Japan remains a manufacturing powerhouse despite being trapped for over a decade in a political and economic malaise caused partly by its docile subservience to the United States. North Korea is one of three nations, along with Iraq and Iran, that President Bush identified as members of an “axis of evil” in his 2002 State of the Union address. Although Bush insisted that Saddam Hussein had nuclear weapons, he did not; whereas North Korea does, as well as the missiles with which to deliver them. This book, in part, surveys the blowback that has already come from the Western Pacific region in the past and that is almost certain to follow in the future.
The Wages of Imperialism
Since 9/11, the number of significant terrorist incidents has grown and increased in intensity. These include the attempt on December 22, 2001, by Richard Reid, a British citizen, to blow up a Miami-bound jet using an explosive device hidden in his shoe; the bombing on October 12, 2002, of a nightclub in Bali, Indonesia, killing 202 vacationers, most of them Australians; the May 13, 2003, explosions at three residential compounds and the offices of an American defense contractor in Riyadh, Saudi Arabia; the killings three days later, on May 16, 2003, of some 33 people at a restaurant and Jewish community center in Casablanca, Morocco; the use of a car bomb on August 5, 2003, to attack the new Marriott Hotel, a symbol of American imperialism, in Jakarta, the Indonesian capital; the deaths of at least 19 people in an explosion at the Jordanian Embassy in Baghdad, August 7, 2003; and the blowing up of the United Nations compound in Baghdad on August 19, 2003, killing Sergio Vieira de Mello, the secretary general’s special representative, and many others. There have also been numerous assassinations of American officials and business people around the world and 184 American service personnel died in Iraq in the six months since May 1, 2003, when President Bush ostentatiously declared that the war was over.13
Beyond terrorism, the danger I foresee is that we are embarked on a path not so dissimilar from that of the former Soviet Union a little more than a decade ago. It collapsed for three reasons—internal economic contradictions, imperial overstretch, and an inability to reform. In every sense, we were by far the wealthier of the two Cold War superpowers, so it will certainly take longer for similar afflictions to do their work. But it is nowhere written that the United States, in its guise as an empire dominating the world, must go on forever. The blowback from the second half of the twentieth century has only just begun.
Chalmers Johnson
Cardiff, California
October 2003
PROLOGUE:
A SPEAR-CARRIER FOR EMPIRE
Instead of demobilizing after the Cold War, the United States imprudently committed itself to maintaining a global empire. This book is an account of the resentments our policies have built up and of the kinds of economic and political retribution that, particularly in Asia, may be their harvest in the twenty-first century. But before I turn to the sometimes sorry details of the American empire, the reader may want to know a bit about who I am. For how I came to the views presented in this book may help explain why I am putting them forward now, a decade after the end of the Cold War.

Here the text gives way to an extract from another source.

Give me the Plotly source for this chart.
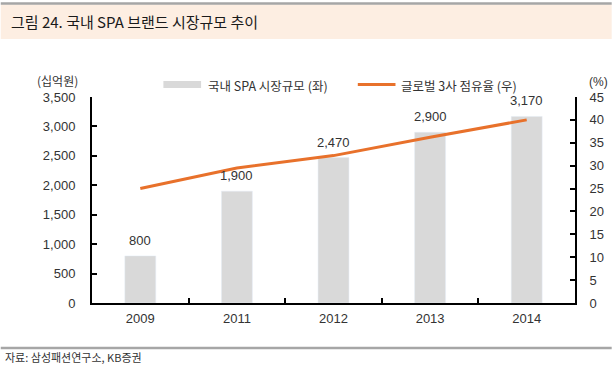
import plotly.graph_objects as go

# ---- data ----
years = ["2009", "2011", "2012", "2013", "2014"]
market_size = [800, 1900, 2470, 2900, 3170]          # 십억원 (left axis)
global3_share = [25.0, 29.5, 32.2, 36.2, 40.0]       # % (right axis)
left_ticks = [0, 500, 1000, 1500, 2000, 2500, 3000, 3500]
right_ticks = [0, 5, 10, 15, 20, 25, 30, 35, 40, 45]

bar_name = "국내 SPA 시장규모 (좌)"
line_name = "글로벌 3사 점유율 (우)"
title_text = "그림 24. 국내 SPA 브랜드 시장규모 추이"
source_text = "자료: 삼성패션연구소, KB증권"

W, H = 616, 382
ML, MR, MT, MB = 92, 37, 97, 79
PW, PH = W - ML - MR, H - MT - MB

def px(x):
    return (x - ML) / PW

def py(y):
    return (H - MB - y) / PH

FONT = "Liberation Sans, Arial, Noto Sans CJK KR, sans-serif"
KFONT = "Noto Sans CJK KR, Liberation Sans, sans-serif"
TXT = "#333333"
BAR_C = "#d9d9d9"
LINE_C = "#e8712b"

fig = go.Figure()
fig.add_trace(go.Bar(x=years, y=market_size, marker_color=BAR_C, name=bar_name,
                     showlegend=False, yaxis="y",
                     text=[f"{v:,}" for v in market_size], textposition="none"))
fig.add_trace(go.Scatter(x=years, y=global3_share, mode="lines", name=line_name,
                         line=dict(color=LINE_C, width=3), showlegend=False, yaxis="y2"))

annotations = []
for i, v in enumerate(market_size):
    annotations.append(dict(x=i, y=v, xref="x", yref="y", text=f"{v:,}", showarrow=False,
                            yanchor="bottom", yshift=6, font=dict(family=FONT, size=13, color=TXT)))

shapes = [
    # title band
    dict(type="rect", xref="paper", yref="paper", x0=px(0), x1=px(W), y0=py(39), y1=py(4.5),
         fillcolor="#fdeee2", line=dict(width=0), layer="below"),
    dict(type="line", xref="paper", yref="paper", x0=px(0), x1=px(W), y0=py(3.5), y1=py(3.5),
         line=dict(color="#a6a6a6", width=2.5)),
    # bottom rule
    dict(type="line", xref="paper", yref="paper", x0=px(0), x1=px(W), y0=py(348), y1=py(348),
         line=dict(color="#a6a6a6", width=2.5)),
    # legend swatches
    dict(type="rect", xref="paper", yref="paper", x0=px(164), x1=px(202), y0=py(88), y1=py(81),
         fillcolor=BAR_C, line=dict(width=0)),
    dict(type="line", xref="paper", yref="paper", x0=px(360), x1=px(398), y0=py(84.5), y1=py(84.5),
         line=dict(color=LINE_C, width=3)),
]

annotations += [
    dict(x=px(8), y=py(22), xref="paper", yref="paper", text=title_text, showarrow=False,
         xanchor="left", yanchor="middle", font=dict(family=KFONT, size=15, color="#1a1a1a")),
    dict(x=px(2), y=py(357), xref="paper", yref="paper", text=source_text, showarrow=False,
         xanchor="left", yanchor="middle", font=dict(family=KFONT, size=11, color="#333333")),
    dict(x=px(207), y=py(85), xref="paper", yref="paper", text=bar_name, showarrow=False,
         xanchor="left", yanchor="middle", font=dict(family=KFONT, size=12.5, color=TXT)),
    dict(x=px(402), y=py(85), xref="paper", yref="paper", text=line_name, showarrow=False,
         xanchor="left", yanchor="middle", font=dict(family=KFONT, size=12.5, color=TXT)),
    dict(x=px(57), y=py(80), xref="paper", yref="paper", text="(십억원)", showarrow=False,
         xanchor="center", yanchor="middle", font=dict(family=KFONT, size=12, color=TXT)),
    dict(x=px(603), y=py(82), xref="paper", yref="paper", text="(%)", showarrow=False,
         xanchor="center", yanchor="middle", font=dict(family=FONT, size=12, color=TXT)),
]

fig.update_layout(
    width=W, height=H,
    margin=dict(l=ML, r=MR, t=MT, b=MB, pad=0),
    paper_bgcolor="white", plot_bgcolor="white",
    bargap=0.68,
    showlegend=False,
    xaxis=dict(type="category", range=[-0.5, len(years) - 0.5], autorange=False,
               showline=True, linecolor="black", linewidth=2,
               ticks="inside", ticklen=5, tickwidth=1.5, tickcolor="black",
               tickson="boundaries", showgrid=False, zeroline=False,
               tickfont=dict(family=FONT, size=13, color=TXT), ticklabelstandoff=2),
    yaxis=dict(range=[0, 3500], autorange=False, tickvals=left_ticks,
               ticktext=[f"{v:,}" for v in left_ticks],
               showline=True, linecolor="black", linewidth=2, ticks="inside", ticklen=5,
               tickwidth=1.5, tickcolor="black", showgrid=False, zeroline=False,
               tickfont=dict(family=FONT, size=13, color=TXT), ticklabelstandoff=12),
    yaxis2=dict(range=[0, 45], autorange=False, tickvals=right_ticks, overlaying="y", side="right",
                showline=True, linecolor="black", linewidth=2, ticks="inside", ticklen=5,
                tickwidth=1.5, tickcolor="black", showgrid=False, zeroline=False,
                tickfont=dict(family=FONT, size=13, color=TXT), ticklabelstandoff=10),
    shapes=shapes,
    annotations=annotations,
)

fig.write_html("out.html", config={"displayModeBar": False},
               post_script="document.body.style.margin='0';document.body.style.overflow='hidden';")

Fifty years ago, on the eve of the Korean War, I was an undergraduate at the University of California, Berkeley, majoring in economics. I had given no thought at all to East Asia, but like most Americans I regarded the Communist revolution in China as a dangerous, deeply disturbing development in our country’s growing confrontation with what we then called the “Communist bloc.” Military conscription was in effect, and any young man had to go into the army—the shortest but most dangerous, unpleasant, and unrewarding way to fulfill one’s obligatory service—or join the navy or air force for a longer but less physically demanding hitch.
I chose the navy—or rather I simply drifted into it. My father had served in the navy. In World War I, he went to Europe as an ordinary seaman on the old St.